At trial, jurors heard from prosecution witnesses including former allies and friends of Bulger, some still in prison and seeking leniency, who testified they conspired with him in some of the killings.
Of the 19 murders in the case, Bulger was convicted of 11 and acquitted of seven. The jury made no finding on the murder of Debra Davis, who was the girlfriend of Stephen Flemmi, a former Bulger associate who testified Bulger strangled Davis because she learned they were informants for the FBI. Flemmi, who claimed Bulger killed Davis, said he removed her teeth and wrapped her body in a tarp for burial in a secret grave.
Among the witnesses against Bulger was Patricia Donahue, whose husband Michael, 32, was a bystander gunned down by Bulger during a 1982 hit on a former gang associate the gangster believed was going to be an informant against him.

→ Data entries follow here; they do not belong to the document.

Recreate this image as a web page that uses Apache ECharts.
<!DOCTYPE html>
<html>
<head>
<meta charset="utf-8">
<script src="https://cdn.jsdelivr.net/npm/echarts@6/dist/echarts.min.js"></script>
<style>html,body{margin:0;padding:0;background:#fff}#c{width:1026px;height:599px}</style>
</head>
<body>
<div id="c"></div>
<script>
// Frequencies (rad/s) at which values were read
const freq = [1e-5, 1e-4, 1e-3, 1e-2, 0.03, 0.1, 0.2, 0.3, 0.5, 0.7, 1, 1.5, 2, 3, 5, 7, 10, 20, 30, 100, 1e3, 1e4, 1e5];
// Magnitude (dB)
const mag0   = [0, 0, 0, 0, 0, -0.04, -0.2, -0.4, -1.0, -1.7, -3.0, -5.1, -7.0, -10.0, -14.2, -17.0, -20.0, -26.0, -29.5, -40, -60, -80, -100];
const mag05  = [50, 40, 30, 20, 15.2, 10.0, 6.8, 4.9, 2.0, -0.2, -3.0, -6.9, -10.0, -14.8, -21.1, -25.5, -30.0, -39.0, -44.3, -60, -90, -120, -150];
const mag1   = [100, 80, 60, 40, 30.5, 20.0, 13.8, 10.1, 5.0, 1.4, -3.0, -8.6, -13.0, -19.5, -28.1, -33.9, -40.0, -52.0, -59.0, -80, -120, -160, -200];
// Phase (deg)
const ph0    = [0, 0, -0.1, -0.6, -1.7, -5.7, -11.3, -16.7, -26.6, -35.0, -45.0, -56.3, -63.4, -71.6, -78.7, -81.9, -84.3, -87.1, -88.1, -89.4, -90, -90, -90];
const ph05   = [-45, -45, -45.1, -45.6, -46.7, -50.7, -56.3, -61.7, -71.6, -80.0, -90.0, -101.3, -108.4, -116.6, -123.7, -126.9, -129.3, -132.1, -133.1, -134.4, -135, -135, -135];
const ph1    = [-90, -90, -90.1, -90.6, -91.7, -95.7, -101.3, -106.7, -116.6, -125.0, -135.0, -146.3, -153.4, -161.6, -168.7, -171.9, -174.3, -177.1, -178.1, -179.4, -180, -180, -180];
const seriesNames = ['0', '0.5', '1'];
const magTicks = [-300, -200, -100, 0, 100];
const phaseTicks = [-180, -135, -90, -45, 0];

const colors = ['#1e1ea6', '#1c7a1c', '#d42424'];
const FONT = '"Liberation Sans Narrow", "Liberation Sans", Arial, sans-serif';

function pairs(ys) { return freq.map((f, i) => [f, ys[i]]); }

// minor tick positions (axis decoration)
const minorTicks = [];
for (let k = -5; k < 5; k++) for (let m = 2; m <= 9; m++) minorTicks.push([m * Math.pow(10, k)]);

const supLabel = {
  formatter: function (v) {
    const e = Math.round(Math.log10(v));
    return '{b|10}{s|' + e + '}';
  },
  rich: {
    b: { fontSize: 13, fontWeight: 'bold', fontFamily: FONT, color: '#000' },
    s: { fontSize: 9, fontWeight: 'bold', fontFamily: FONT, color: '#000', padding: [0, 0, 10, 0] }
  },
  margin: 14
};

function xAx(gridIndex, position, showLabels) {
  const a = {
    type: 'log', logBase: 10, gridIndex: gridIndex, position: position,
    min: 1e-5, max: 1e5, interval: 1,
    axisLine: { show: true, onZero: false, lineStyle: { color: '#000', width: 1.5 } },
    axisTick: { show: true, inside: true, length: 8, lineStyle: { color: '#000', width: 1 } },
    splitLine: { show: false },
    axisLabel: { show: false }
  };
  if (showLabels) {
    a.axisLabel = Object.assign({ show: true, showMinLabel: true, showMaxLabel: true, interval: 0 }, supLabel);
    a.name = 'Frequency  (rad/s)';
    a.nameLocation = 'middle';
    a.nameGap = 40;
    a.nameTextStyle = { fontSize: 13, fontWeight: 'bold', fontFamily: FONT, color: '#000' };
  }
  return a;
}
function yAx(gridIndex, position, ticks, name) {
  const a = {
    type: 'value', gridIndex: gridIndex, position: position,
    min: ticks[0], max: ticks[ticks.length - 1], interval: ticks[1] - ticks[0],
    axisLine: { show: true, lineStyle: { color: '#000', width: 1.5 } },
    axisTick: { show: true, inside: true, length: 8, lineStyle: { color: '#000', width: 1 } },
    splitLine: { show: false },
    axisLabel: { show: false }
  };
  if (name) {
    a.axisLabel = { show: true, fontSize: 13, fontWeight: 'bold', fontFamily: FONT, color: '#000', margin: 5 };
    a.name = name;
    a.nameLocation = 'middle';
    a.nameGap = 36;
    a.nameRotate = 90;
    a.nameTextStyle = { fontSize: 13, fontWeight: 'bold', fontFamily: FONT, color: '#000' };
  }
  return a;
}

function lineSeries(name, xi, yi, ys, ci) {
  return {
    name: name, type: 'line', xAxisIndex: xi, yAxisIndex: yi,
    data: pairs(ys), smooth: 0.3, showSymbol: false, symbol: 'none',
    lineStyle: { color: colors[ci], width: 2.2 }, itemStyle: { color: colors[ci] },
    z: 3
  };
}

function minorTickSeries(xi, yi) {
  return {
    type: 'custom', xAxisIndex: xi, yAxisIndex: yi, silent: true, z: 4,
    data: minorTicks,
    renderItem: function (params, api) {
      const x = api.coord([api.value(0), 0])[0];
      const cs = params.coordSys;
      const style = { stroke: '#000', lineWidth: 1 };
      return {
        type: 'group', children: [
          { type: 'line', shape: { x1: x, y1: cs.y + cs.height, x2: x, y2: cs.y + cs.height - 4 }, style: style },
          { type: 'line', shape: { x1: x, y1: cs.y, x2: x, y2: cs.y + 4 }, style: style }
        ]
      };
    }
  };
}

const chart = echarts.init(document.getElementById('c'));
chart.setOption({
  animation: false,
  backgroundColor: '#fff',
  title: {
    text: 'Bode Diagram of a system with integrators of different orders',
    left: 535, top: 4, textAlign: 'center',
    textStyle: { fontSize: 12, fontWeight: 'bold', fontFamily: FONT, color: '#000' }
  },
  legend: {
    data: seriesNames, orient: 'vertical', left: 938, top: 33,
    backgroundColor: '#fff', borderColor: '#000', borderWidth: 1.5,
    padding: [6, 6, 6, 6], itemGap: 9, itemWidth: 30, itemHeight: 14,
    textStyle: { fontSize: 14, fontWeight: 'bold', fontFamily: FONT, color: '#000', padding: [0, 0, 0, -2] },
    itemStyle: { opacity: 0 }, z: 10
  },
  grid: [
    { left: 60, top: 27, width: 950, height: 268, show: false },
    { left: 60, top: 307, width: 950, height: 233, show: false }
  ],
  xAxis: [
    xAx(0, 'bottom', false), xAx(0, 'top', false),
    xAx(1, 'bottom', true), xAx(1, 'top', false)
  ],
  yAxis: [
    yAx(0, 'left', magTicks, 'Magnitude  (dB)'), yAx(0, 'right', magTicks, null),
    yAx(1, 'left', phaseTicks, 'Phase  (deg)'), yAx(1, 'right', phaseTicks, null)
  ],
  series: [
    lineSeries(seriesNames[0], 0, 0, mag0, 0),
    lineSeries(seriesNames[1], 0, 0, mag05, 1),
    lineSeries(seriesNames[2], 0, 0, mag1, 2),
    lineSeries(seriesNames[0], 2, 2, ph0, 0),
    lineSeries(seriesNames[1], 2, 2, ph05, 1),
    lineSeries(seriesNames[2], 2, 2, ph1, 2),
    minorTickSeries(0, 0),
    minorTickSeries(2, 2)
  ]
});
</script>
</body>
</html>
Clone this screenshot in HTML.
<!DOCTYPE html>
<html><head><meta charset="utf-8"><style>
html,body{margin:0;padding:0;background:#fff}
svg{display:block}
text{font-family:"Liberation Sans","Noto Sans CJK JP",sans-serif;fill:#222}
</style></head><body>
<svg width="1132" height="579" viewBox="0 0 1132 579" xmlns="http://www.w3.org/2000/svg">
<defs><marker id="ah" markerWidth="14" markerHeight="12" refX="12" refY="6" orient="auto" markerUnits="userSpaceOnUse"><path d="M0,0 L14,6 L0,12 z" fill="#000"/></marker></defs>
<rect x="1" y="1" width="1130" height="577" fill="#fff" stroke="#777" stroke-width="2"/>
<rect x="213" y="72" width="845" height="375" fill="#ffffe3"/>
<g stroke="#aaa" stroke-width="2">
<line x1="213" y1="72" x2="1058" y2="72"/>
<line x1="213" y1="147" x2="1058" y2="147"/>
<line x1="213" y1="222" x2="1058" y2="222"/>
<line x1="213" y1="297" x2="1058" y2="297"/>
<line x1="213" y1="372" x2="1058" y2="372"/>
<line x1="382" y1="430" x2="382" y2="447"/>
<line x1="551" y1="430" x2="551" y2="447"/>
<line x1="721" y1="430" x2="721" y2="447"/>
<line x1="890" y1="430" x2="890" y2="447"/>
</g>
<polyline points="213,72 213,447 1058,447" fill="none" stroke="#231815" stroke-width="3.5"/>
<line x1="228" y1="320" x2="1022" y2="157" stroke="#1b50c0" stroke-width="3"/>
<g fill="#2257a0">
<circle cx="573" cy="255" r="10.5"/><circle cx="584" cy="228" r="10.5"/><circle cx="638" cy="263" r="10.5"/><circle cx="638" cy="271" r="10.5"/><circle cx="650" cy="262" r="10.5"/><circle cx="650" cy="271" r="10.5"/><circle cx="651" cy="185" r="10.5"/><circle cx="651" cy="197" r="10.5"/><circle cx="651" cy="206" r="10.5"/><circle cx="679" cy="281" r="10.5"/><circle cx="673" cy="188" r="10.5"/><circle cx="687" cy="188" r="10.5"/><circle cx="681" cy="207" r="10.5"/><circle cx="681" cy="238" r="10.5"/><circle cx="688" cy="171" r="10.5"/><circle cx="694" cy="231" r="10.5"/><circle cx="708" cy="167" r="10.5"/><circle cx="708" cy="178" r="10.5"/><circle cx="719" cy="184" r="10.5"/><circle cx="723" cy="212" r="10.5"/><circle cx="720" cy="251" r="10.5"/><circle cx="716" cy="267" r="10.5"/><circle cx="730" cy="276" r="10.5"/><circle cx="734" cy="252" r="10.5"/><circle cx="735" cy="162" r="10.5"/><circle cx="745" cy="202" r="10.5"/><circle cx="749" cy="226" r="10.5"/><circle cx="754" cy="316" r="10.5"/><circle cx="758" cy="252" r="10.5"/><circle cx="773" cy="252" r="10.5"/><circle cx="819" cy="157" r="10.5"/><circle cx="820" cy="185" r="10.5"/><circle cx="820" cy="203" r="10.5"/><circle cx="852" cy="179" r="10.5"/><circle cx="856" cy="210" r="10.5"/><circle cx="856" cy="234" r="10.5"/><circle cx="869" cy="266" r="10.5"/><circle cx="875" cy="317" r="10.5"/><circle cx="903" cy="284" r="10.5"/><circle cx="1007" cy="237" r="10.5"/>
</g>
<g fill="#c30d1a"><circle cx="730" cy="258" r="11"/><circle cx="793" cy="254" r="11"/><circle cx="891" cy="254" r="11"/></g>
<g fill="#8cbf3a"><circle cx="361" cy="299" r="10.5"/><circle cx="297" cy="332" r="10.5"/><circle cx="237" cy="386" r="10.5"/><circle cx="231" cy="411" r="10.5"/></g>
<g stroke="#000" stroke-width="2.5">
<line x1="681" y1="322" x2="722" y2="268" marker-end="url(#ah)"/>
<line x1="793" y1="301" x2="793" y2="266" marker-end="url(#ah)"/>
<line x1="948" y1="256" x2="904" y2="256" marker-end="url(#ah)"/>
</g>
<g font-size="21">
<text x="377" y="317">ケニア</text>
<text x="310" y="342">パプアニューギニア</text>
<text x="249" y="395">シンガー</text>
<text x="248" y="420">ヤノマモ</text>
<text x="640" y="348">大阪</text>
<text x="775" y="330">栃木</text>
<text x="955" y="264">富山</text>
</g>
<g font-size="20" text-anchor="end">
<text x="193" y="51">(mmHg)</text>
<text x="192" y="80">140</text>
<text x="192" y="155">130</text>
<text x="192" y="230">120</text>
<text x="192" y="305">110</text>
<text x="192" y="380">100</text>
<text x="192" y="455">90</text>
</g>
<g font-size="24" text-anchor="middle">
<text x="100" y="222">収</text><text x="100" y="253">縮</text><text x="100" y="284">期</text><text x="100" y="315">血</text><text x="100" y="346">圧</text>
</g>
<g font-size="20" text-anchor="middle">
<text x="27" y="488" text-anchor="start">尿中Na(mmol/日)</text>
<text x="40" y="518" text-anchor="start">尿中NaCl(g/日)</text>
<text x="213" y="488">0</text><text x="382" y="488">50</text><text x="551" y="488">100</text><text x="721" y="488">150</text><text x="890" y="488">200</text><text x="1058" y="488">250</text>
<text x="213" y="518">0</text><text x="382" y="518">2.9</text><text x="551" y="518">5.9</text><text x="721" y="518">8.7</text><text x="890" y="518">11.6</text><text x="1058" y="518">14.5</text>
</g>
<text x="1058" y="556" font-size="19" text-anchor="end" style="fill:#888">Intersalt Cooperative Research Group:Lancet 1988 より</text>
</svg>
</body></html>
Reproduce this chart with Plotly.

Witnesses at Bulger’s trial included John Martorano, a former gunman who said he killed 20 people, sometimes on Bulger’s orders.
Martorano, who was a fugitive living in Florida from 1978 to 1995, spent 12 years and two months in federal prison under a plea agreement for his crimes. He was released from prison in 2007 and agreed to help in the case against Bulger.
Kevin Weeks, a former ally of Bulger who testified against the defendant and took the stand in previous related cases, reached a plea deal with prosecutors on drug charges and served five years in prison. He was released in 2005.
Bulger, who grew up in the predominantly Irish-Catholic housing projects of South Boston, became involved in serious crime at a young age, including rape, and spent three years in the Alcatraz federal prison for bank robbery before rising to dominate much of Boston’s criminal underworld, the FBI has said.
Bulger’s brother William, the former longtime president of the state Senate, was forced out as president of the University of Massachusetts in 2003, after he admitted he spoke to his fugitive brother in the 1990s and didn’t help law enforcement capture him.
Bulger’s girlfriend, Catherine Greig, who had gone into hiding with him, was also arrested when Bulger was captured. In March 2012, she pleaded guilty to conspiracy to harbor a fugitive and was sentenced to eight years in a federal prison.
The case is US v. Weeks, 99-cr-10371, US District Court, District of Massachusetts (Boston).